▶ **Given records**:
• • •

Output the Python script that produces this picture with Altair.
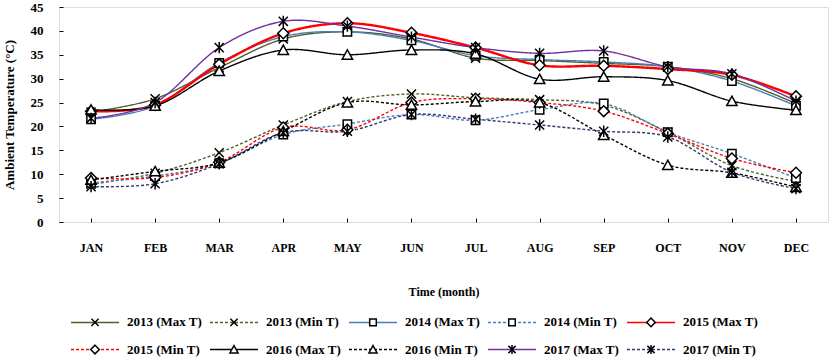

• • •

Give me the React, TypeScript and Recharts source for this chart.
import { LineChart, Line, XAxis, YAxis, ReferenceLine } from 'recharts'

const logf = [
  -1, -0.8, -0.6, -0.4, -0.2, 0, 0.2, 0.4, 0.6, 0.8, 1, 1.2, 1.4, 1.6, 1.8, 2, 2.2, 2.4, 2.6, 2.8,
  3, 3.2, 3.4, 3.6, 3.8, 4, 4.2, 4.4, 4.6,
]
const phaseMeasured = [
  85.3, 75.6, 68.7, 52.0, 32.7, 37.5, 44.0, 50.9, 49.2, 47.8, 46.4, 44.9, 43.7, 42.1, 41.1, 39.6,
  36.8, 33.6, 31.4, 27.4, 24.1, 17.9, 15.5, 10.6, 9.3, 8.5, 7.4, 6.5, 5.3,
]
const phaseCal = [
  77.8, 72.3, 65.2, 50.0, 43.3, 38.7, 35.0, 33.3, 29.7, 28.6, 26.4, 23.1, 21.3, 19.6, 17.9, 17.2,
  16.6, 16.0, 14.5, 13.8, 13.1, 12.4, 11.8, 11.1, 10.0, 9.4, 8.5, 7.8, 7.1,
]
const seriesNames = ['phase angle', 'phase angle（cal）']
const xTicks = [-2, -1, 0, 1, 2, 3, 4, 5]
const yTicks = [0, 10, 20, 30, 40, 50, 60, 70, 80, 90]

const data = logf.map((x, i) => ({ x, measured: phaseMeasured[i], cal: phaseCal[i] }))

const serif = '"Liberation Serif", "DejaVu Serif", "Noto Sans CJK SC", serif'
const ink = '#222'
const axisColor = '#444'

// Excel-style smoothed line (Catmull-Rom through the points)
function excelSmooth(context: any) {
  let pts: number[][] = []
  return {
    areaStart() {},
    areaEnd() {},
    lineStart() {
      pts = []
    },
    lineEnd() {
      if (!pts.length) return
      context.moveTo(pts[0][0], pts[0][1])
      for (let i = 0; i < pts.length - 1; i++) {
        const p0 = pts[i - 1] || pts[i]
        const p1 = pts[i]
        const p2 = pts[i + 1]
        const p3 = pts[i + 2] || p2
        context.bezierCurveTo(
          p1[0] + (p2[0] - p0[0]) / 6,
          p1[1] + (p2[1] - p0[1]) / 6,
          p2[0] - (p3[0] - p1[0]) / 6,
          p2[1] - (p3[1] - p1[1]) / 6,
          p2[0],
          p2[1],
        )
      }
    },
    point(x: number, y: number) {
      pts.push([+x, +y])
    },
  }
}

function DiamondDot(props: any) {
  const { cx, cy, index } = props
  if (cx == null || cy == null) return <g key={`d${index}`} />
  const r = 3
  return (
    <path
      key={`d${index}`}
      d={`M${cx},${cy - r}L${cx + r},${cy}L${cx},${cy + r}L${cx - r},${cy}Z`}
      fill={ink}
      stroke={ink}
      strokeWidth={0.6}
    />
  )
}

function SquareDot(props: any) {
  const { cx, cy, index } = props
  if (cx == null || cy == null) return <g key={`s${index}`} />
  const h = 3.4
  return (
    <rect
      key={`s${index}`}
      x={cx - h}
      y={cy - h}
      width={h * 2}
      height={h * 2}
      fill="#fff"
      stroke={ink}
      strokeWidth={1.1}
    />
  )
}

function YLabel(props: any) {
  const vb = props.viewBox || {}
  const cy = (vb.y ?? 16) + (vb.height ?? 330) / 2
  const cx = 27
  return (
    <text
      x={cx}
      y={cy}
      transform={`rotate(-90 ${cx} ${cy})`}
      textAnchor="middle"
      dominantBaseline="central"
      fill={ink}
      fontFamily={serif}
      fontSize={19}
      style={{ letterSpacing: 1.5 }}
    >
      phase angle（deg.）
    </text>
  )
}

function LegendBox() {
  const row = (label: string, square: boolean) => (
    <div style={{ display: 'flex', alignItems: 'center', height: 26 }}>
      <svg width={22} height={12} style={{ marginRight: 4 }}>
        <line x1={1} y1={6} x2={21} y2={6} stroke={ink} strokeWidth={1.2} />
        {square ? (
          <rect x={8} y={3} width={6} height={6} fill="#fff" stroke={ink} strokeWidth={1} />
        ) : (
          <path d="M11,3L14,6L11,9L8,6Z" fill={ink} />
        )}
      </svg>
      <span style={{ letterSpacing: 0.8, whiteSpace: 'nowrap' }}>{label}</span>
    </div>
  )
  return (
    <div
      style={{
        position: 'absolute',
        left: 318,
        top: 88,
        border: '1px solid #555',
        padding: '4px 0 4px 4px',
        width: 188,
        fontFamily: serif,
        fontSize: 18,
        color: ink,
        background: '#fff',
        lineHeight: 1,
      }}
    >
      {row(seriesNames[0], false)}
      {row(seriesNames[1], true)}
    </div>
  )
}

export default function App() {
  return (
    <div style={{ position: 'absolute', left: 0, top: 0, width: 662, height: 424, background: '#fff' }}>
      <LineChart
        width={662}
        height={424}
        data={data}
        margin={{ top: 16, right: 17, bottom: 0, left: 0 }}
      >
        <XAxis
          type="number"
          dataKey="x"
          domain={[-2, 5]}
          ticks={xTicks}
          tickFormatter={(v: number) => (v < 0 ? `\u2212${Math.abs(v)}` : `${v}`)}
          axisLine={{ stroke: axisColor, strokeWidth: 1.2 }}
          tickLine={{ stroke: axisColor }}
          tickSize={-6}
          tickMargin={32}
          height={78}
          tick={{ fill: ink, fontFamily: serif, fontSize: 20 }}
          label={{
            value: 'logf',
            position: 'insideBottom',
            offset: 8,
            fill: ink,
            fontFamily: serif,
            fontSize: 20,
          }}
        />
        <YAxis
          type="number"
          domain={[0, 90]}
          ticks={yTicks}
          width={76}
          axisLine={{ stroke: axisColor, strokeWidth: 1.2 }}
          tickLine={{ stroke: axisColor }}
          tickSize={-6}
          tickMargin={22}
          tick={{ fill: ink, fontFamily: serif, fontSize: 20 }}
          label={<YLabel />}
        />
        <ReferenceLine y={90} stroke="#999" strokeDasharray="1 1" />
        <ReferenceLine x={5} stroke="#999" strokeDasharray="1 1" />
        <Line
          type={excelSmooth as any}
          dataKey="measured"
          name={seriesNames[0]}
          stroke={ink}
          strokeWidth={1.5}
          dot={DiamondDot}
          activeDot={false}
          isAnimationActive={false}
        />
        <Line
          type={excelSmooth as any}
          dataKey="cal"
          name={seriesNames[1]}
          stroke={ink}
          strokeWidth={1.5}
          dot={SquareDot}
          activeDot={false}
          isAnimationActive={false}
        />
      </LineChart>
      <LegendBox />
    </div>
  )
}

• • •

▶ **What you are asked to do**: Only the lines from the one bearing "Give me the" through the one bearing "XAxis, YAxis, ReferenceLine" should be repeated, exactly as given.

▶ **Completed task**:
Give me the React, TypeScript and Recharts source for this chart.
import { LineChart, Line, XAxis, YAxis, ReferenceLine } from 'recharts'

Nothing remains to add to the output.